Летом 1930 года я гостила в Юхнове у дорогих мне Богдановичей. Старшие и мы, молодежь, пошли за грибами, и тут, в лесу, я сначала услышала знакомый голос, куда-то звавший своих спутников, а потом увидела и самого живого Лариосика — Яншина. Я так оторопела от этой внезапной встречи, что бросилась в сторону и пошла напролом к своим, чтобы поделиться этой сенсацией.

В ту пору Михаил Михайлович был худеньким, стройным, спортивным. Тогда в лесу он был элегантен не «по-грибниковски» — в белых брюках, светлой рубашке, с браслетом (вероятно, ручные часы) на очень красивой руке. Руки у него были прекрасные и сохранились такими до последних его дней.

Осенью 1930 года вернулись Станиславский и Лилина. Мы с трепетом ждали, когда дойдет до нас очередь и мы будем вызваны на высший суд.

Нашу работу по Мельникову-Печерскому Константин Сергеевич принял спокойнее, чем водевиль (о чем я уже писала), даже одобрил. Было много указаний Володе Красюку (мы показывали только сцены свиданий). Константин Сергеевич требовал от нас обоих большей органики и глубины. Говорил: «Надо больше любить». И объяснял, что любовь бывает «для себя» и «от себя» и что вторая — жертвенней, сильнее. Он согласился, что работу нужно продолжить, одобрил план инсценировки и предложил Зинаиде Сергеевне дать мне еще задание, другого плана. Я была и счастлива, и испугана ответственностью.

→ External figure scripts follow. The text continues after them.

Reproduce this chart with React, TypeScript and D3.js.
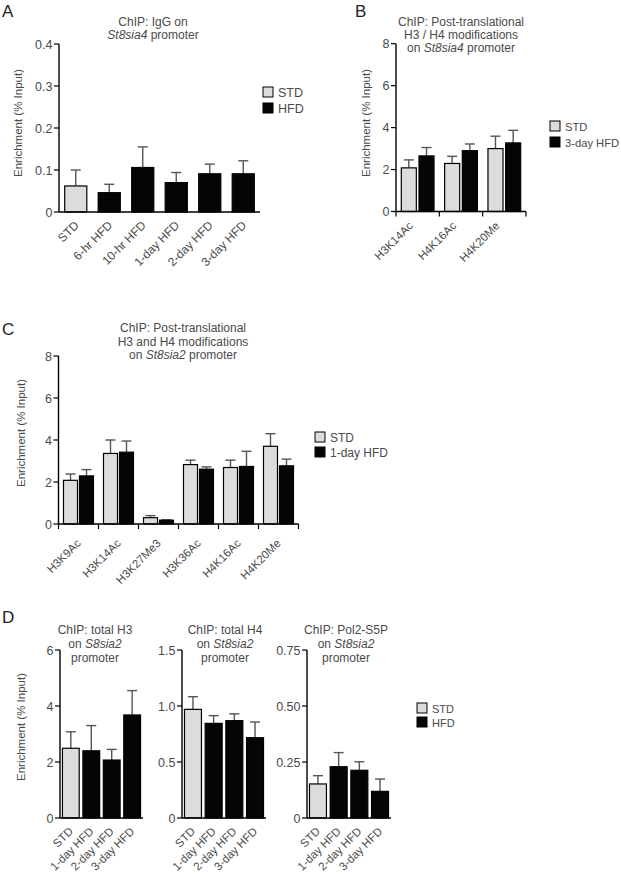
import React from "react";
import * as d3 from "d3";

// ---------- DATA ----------
const aCategories = ["STD", "6-hr HFD", "10-hr HFD", "1-day HFD", "2-day HFD", "3-day HFD"];
const aMeans = [0.062, 0.046, 0.106, 0.07, 0.091, 0.091];
const aSems = [0.038, 0.02, 0.049, 0.024, 0.023, 0.031];
const aTicks = [0, 0.1, 0.2, 0.3, 0.4];

const bMarks = ["H3K14Ac", "H4K16Ac", "H4K20Me"];
const bStdMeans = [2.08, 2.29, 3.0];
const bStdSems = [0.38, 0.34, 0.59];
const bHfdMeans = [2.65, 2.9, 3.27];
const bHfdSems = [0.4, 0.32, 0.6];
const bTicks = [0, 2, 4, 6, 8];

const cMarks = ["H3K9Ac", "H3K14Ac", "H3K27Me3", "H3K36Ac", "H4K16Ac", "H4K20Me"];
const cStdMeans = [2.08, 3.36, 0.3, 2.83, 2.69, 3.7];
const cStdSems = [0.3, 0.64, 0.1, 0.21, 0.35, 0.6];
const cHfdMeans = [2.29, 3.42, 0.18, 2.61, 2.74, 2.77];
const cHfdSems = [0.3, 0.53, 0.02, 0.11, 0.72, 0.32];
const cTicks = [0, 2, 4, 6, 8];

const dCategories = ["STD", "1-day HFD", "2-day HFD", "3-day HFD"];
const d1Means = [2.49, 2.4, 2.07, 3.68];
const d1Sems = [0.59, 0.9, 0.38, 0.87];
const d1Ticks = [0, 2, 4, 6];
const d2Means = [0.97, 0.845, 0.869, 0.717];
const d2Sems = [0.113, 0.069, 0.061, 0.14];
const d2Ticks = [0, 0.5, 1.0, 1.5];
const d3Means = [0.152, 0.229, 0.213, 0.119];
const d3Sems = [0.037, 0.063, 0.038, 0.055];
const d3Ticks = [0, 0.25, 0.5, 0.75];

// ---------- STYLE ----------
const FONT = "'Liberation Sans', Arial, Helvetica, sans-serif";
const TXT = "#4a4a4a";
const STD_FILL = "#dcdcdc";
const HFD_FILL = "#050505";
const ERR = "#555";

function YAxis({ x, scale, ticks, fmt }: any) {
  const [d0, d1] = scale.domain();
  return (
    <g>
      <line x1={x} x2={x} y1={scale(d0)} y2={scale(d1)} stroke="#000" strokeWidth={1.4} />
      {ticks.map((t: number) => (
        <g key={t}>
          <line x1={x - 5} x2={x} y1={scale(t)} y2={scale(t)} stroke="#000" strokeWidth={1.2} />
          <text x={x - 6.5} y={scale(t)} dy="0.36em" textAnchor="end" fontSize={12.5} fill={TXT}>
            {fmt(t)}
          </text>
        </g>
      ))}
    </g>
  );
}

function Bar({ x, w, y0, y, sem, ys, fill }: any) {
  const top = ys(y);
  const errTop = ys(y + sem);
  const cx = x + w / 2;
  return (
    <g>
      <line x1={cx} x2={cx} y1={top} y2={errTop} stroke={ERR} strokeWidth={1.4} />
      <line x1={cx - 5} x2={cx + 5} y1={errTop} y2={errTop} stroke={ERR} strokeWidth={1.4} />
      <rect x={x} y={top} width={w} height={y0 - top} fill={fill} stroke="#000" strokeWidth={1.2} />
    </g>
  );
}

function XLabel({ x, y, text, size = 11.5 }: any) {
  return (
    <text transform={`translate(${x},${y}) rotate(-45)`} textAnchor="end" fontSize={size} fill={TXT}>
      {text}
    </text>
  );
}

function YLabel({ x, y }: any) {
  return (
    <text transform={`translate(${x},${y}) rotate(-90)`} textAnchor="middle" fontSize={11.5} fill={TXT}>
      Enrichment (% Input)
    </text>
  );
}

function Legend({ x, y, items, step, size = 12 }: any) {
  return (
    <g>
      {items.map((it: any, i: number) => (
        <g key={it.label}>
          <rect x={x} y={y + i * step} width={10} height={10} fill={it.fill} stroke="#000" strokeWidth={1} />
          <text x={x + 15} y={y + i * step + 9.5} fontSize={size} fill={TXT}>
            {it.label}
          </text>
        </g>
      ))}
    </g>
  );
}

function Letter({ x, y, t }: any) {
  return (
    <text x={x} y={y} fontSize={17} fill="#222">
      {t}
    </text>
  );
}

function SimplePanel({ axisX, endX, zeroY, topY, max, ticks, fmt, cats, means, sems, labelDx, labelDy, labelSize }: any) {
  const ys = d3.scaleLinear().domain([0, max]).range([zeroY, topY]);
  const xs = d3.scaleBand<string>().domain(cats).range([axisX, endX]).paddingInner(0.18).paddingOuter(0.12);
  return (
    <g>
      {cats.map((c: string, i: number) => (
        <Bar key={c} x={xs(c)} w={xs.bandwidth()} y0={zeroY} y={means[i]} sem={sems[i]} ys={ys} fill={i === 0 ? STD_FILL : HFD_FILL} />
      ))}
      <line x1={axisX} x2={endX} y1={zeroY} y2={zeroY} stroke="#000" strokeWidth={1.4} />
      <YAxis x={axisX} scale={ys} ticks={ticks} fmt={fmt} />
      {cats.map((c: string) => (
        <XLabel key={c} x={(xs(c) as number) + xs.bandwidth() / 2 + labelDx} y={zeroY + labelDy} text={c} size={labelSize} />
      ))}
    </g>
  );
}

function GroupPanel({ axisX, endX, zeroY, topY, max, ticks, marks, stdM, stdS, hfdM, hfdS, pi, po, labelDx, labelDy }: any) {
  const ys = d3.scaleLinear().domain([0, max]).range([zeroY, topY]);
  const xs = d3.scaleBand<string>().domain(marks).range([axisX, endX]).padding(0);
  const xi = d3.scaleBand<string>().domain(["STD", "HFD"]).range([0, xs.bandwidth()]).paddingInner(pi).paddingOuter(po);
  const edges = [...marks.map((m: string) => xs(m) as number), endX];
  return (
    <g>
      {marks.map((m: string, i: number) => (
        <g key={m}>
          <Bar x={(xs(m) as number) + (xi("STD") as number)} w={xi.bandwidth()} y0={zeroY} y={stdM[i]} sem={stdS[i]} ys={ys} fill={STD_FILL} />
          <Bar x={(xs(m) as number) + (xi("HFD") as number)} w={xi.bandwidth()} y0={zeroY} y={hfdM[i]} sem={hfdS[i]} ys={ys} fill={HFD_FILL} />
        </g>
      ))}
      <line x1={axisX} x2={endX} y1={zeroY} y2={zeroY} stroke="#000" strokeWidth={1.4} />
      {edges.map((e: number, i: number) => (
        <line key={i} x1={e} x2={e} y1={zeroY} y2={zeroY + 5} stroke="#000" strokeWidth={1.2} />
      ))}
      <YAxis x={axisX} scale={ys} ticks={ticks} fmt={(t: number) => String(t)} />
      {marks.map((m: string) => (
        <XLabel key={m} x={(xs(m) as number) + xs.bandwidth() / 2 + labelDx} y={zeroY + labelDy} text={m} />
      ))}
    </g>
  );
}

export default function App() {
  const legendSH = (h: string) => [
    { label: "STD", fill: STD_FILL },
    { label: h, fill: HFD_FILL },
  ];
  return (
    <svg width={621} height={874} style={{ position: "absolute", left: 0, top: 0, background: "#fff" }} fontFamily={FONT}>
      <rect width={621} height={874} fill="#fff" />
      {/* Panel A */}
      <Letter x={2} y={17} t="A" />
      <text x={153} y={26} textAnchor="middle" fontSize={12} fill={TXT}>ChIP: IgG on</text>
      <text x={153} y={38.5} textAnchor="middle" fontSize={12} fill={TXT}>
        <tspan fontStyle="italic">St8sia4</tspan> promoter
      </text>
      <YLabel x={22} y={123} />
      <g>
        {(() => {
          const ys = d3.scaleLinear().domain([0, 0.4]).range([212, 44]);
          const xs = d3.scaleBand<string>().domain(aCategories).range([59, 260]).paddingInner(0.34).paddingOuter(0.17);
          return (
            <g>
              {aCategories.map((c, i) => (
                <Bar key={c} x={xs(c)} w={xs.bandwidth()} y0={212} y={aMeans[i]} sem={aSems[i]} ys={ys} fill={i === 0 ? STD_FILL : HFD_FILL} />
              ))}
              <line x1={59} x2={260} y1={212} y2={212} stroke="#000" strokeWidth={1.4} />
              <YAxis x={59} scale={ys} ticks={aTicks} fmt={(t: number) => (t === 0 ? "0" : t.toFixed(1))} />
              {aCategories.map((c) => (
                <XLabel key={c} x={(xs(c) as number) + xs.bandwidth() / 2 + 4} y={226} text={c} size={12} />
              ))}
            </g>
          );
        })()}
      </g>
      <Legend x={263} y={87} step={16} size={12.5} items={legendSH("HFD")} />

      {/* Panel B */}
      <Letter x={355} y={17} t="B" />
      <text x={461} y={26} textAnchor="middle" fontSize={12} fill={TXT}>ChIP: Post-translational</text>
      <text x={461} y={39} textAnchor="middle" fontSize={12} fill={TXT}>H3 / H4 modifications</text>
      <text x={461} y={52} textAnchor="middle" fontSize={12} fill={TXT}>
        on <tspan fontStyle="italic">St8sia4</tspan> promoter
      </text>
      <YLabel x={370} y={123} />
      <GroupPanel axisX={396} endX={526} zeroY={211.5} topY={43.7} max={8} ticks={bTicks} marks={bMarks}
        stdM={bStdMeans} stdS={bStdSems} hfdM={bHfdMeans} hfdS={bHfdSems} pi={0.15} po={0.3} labelDx={-4} labelDy={15} />
      <Legend x={550} y={121} step={16} size={11.2} items={legendSH("3-day HFD")} />

      {/* Panel C */}
      <Letter x={2} y={335} t="C" />
      <text x={183} y={332} textAnchor="middle" fontSize={12} fill={TXT}>ChIP: Post-translational</text>
      <text x={183} y={345.5} textAnchor="middle" fontSize={12} fill={TXT}>H3 and H4 modifications</text>
      <text x={183} y={359} textAnchor="middle" fontSize={12} fill={TXT}>
        on <tspan fontStyle="italic">St8sia2</tspan> promoter
      </text>
      <YLabel x={25} y={433} />
      <GroupPanel axisX={58.5} endX={298.5} zeroY={524} topY={356} max={8} ticks={cTicks} marks={cMarks}
        stdM={cStdMeans} stdS={cStdSems} hfdM={cHfdMeans} hfdS={cHfdSems} pi={0.125} po={0.3125} labelDx={3} labelDy={20} />
      <Legend x={315} y={432} step={15} items={legendSH("1-day HFD")} />

      {/* Panel D */}
      <Letter x={2} y={623} t="D" />
      <YLabel x={25} y={727} />
      {[
        { cx: 95, lines: ["ChIP: total H3", "S8sia2"] },
        { cx: 225, lines: ["ChIP: total H4", "St8sia2"] },
        { cx: 346, lines: ["ChIP: Pol2-S5P", "St8sia2"] },
      ].map((t) => (
        <g key={t.cx}>
          <text x={t.cx} y={634} textAnchor="middle" fontSize={12} fill={TXT}>{t.lines[0]}</text>
          <text x={t.cx} y={648} textAnchor="middle" fontSize={12} fill={TXT}>
            on <tspan fontStyle="italic">{t.lines[1]}</tspan>
          </text>
          <text x={t.cx} y={662} textAnchor="middle" fontSize={12} fill={TXT}>promoter</text>
        </g>
      ))}
      <SimplePanel axisX={60} endX={143} zeroY={818} topY={650} max={6} ticks={d1Ticks} fmt={(t: number) => String(t)}
        cats={dCategories} means={d1Means} sems={d1Sems} labelDx={3} labelDy={14} labelSize={11.5} />
      <SimplePanel axisX={182} endX={266} zeroY={818} topY={650} max={1.5} ticks={d2Ticks}
        fmt={(t: number) => (t === 0 ? "0" : t.toFixed(1))}
        cats={dCategories} means={d2Means} sems={d2Sems} labelDx={3} labelDy={14} labelSize={11.5} />
      <SimplePanel axisX={307} endX={391} zeroY={818} topY={650} max={0.75} ticks={d3Ticks}
        fmt={(t: number) => (t === 0 ? "0" : t.toFixed(2))}
        cats={dCategories} means={d3Means} sems={d3Sems} labelDx={3} labelDy={14} labelSize={11.5} />
      <Legend x={417} y={703} step={14} size={11} items={legendSH("HFD")} />
    </svg>
  );
}
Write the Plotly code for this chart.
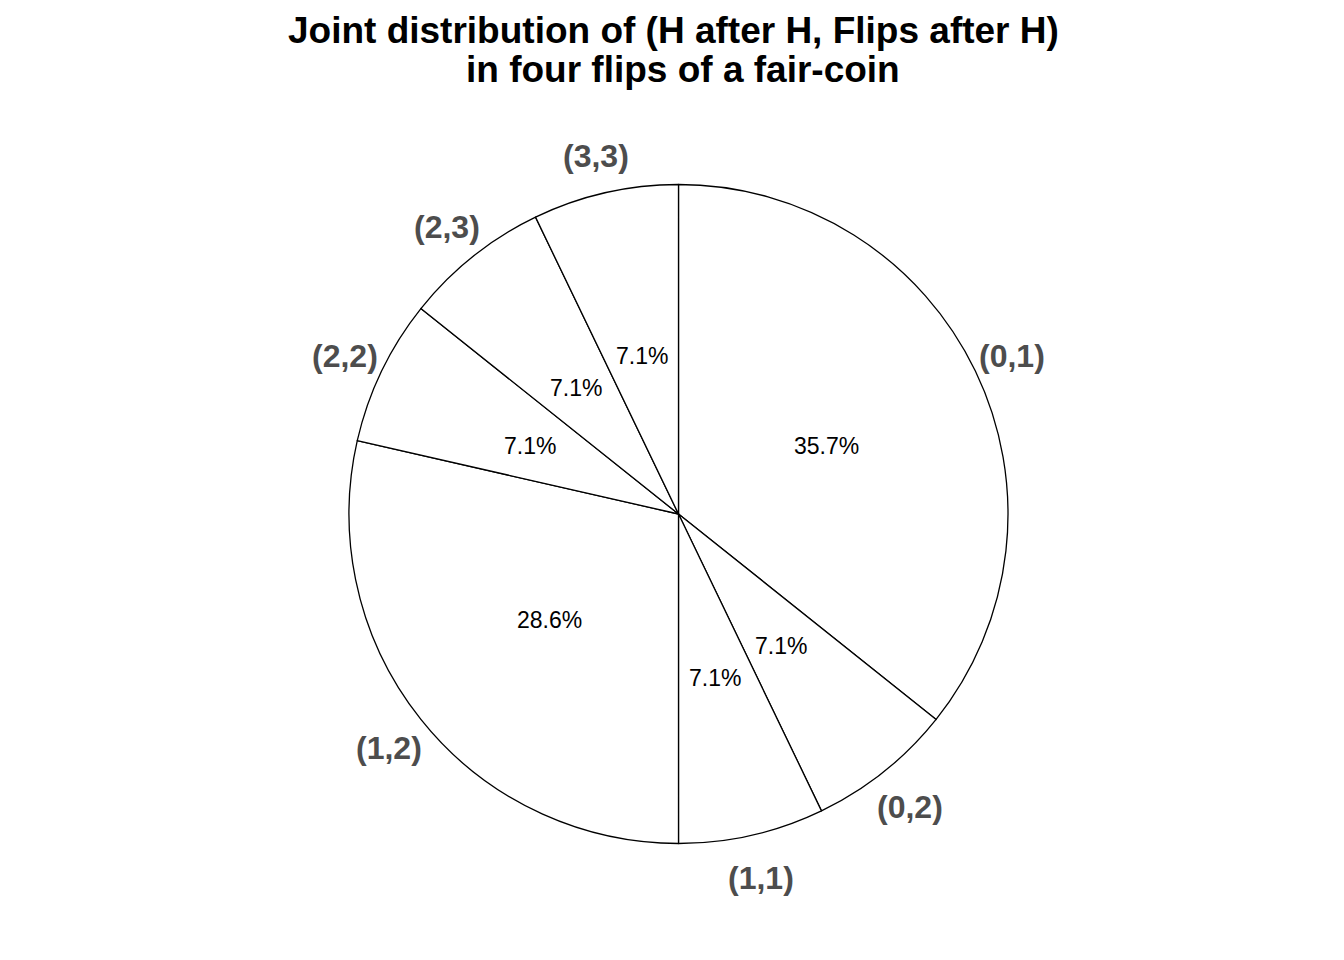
import math
import plotly.graph_objects as go

labels = ["(0,1)", "(0,2)", "(1,1)", "(1,2)", "(2,2)", "(2,3)", "(3,3)"]
counts = [5, 1, 1, 4, 1, 1, 1]
title_lines = ["Joint distribution of (H after H, Flips after H)", "in four flips of a fair-coin"]

W, H = 1344, 960
OFF = 8  # page body margin
cx, cy, R = 678.5 - OFF, 514.0 - OFF, 329.5  # pixel geometry of the pie (figure coords)
TXT_DY = 3  # visual centering tweak for annotation text

total = sum(counts)
pcts = [f"{100 * c / total:.1f}%" for c in counts]

fig = go.Figure(go.Pie(
    labels=labels, values=counts, sort=False, direction="clockwise", rotation=0,
    textinfo="none", hoverinfo="label+percent",
    marker=dict(colors=["white"] * len(labels), line=dict(color="black", width=1.3)),
    domain=dict(x=[(cx - R) / W, (cx + R) / W], y=[1 - (cy + R) / H, 1 - (cy - R) / H]),
    showlegend=False,
))

annots = []
cum = 0
for lab, c, p in zip(labels, counts, pcts):
    mid = (cum + c / 2) / total * 2 * math.pi
    cum += c
    s, co = math.sin(mid), math.cos(mid)
    for rf, txt, fnt in [(0.5, p, dict(family="Liberation Sans, Arial", size=23, color="black")),
                         (1.125, lab, dict(family="Liberation Sans, Arial", size=32, color="#4D4D4D"))]:
        px = cx + rf * R * s
        py = cy - rf * R * co + TXT_DY
        annots.append(dict(x=px / W, y=1 - py / H, xref="paper", yref="paper",
                           text=f"<b>{txt}</b>" if rf > 1 else txt, showarrow=False,
                           xanchor="center", yanchor="middle", font=fnt))

for t, tx, ty in zip(title_lines, [673.5, 682.5], [30, 70]):
    annots.append(dict(x=(tx - OFF) / W, y=1 - (ty - OFF) / H, xref="paper", yref="paper",
                       text=f"<b>{t}</b>", showarrow=False, xanchor="center", yanchor="middle",
                       font=dict(family="Liberation Sans, Arial", size=37, color="black")))

fig.update_layout(width=W, height=H, margin=dict(l=0, r=0, t=0, b=0),
                  paper_bgcolor="white", plot_bgcolor="white", annotations=annots)
fig.write_html("out.html")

После довольно долгих раздумий Зинаида Сергеевна велела мне (а решала она) читать «Василису Мелентьеву» Островского. Василиса — вдова, очень опытная и смелая женщина, а кем я была тогда?.. Я понимала, что мне дают все очень «русское», чтобы искоренить мое «иноземное», и очень старалась. Начала читать о царствовании Ивана Грозного. Атмосфера совпала с «Царской невестой» и с «Борисом Годуновым».


В то довольно трудное время в моем гардеробе была одна юбка и две блузки — фланелевая и полотняная, которые всегда должны были быть свежими. Юбка висела на «плечиках», отглаженная с вечера, а дома я надевала что-то перешитое из маминого. И еще у меня было платье (тоже перешитое из маминого) для походов в театр.

Однажды со мной произошел казус. Из боязни измять юбку, я надевала ее в последний момент перед выходом в студию. В тот день я, очевидно, торопилась (об опоздании не могло быть речи) и, явившись в Леонтьевский, где на площадке лестницы, ведущей на антресоли, находилась вешалка для верхней одежды, расстегнула пальтишко и ахнула и остолбенела: на мне были только байковые голубые штаны.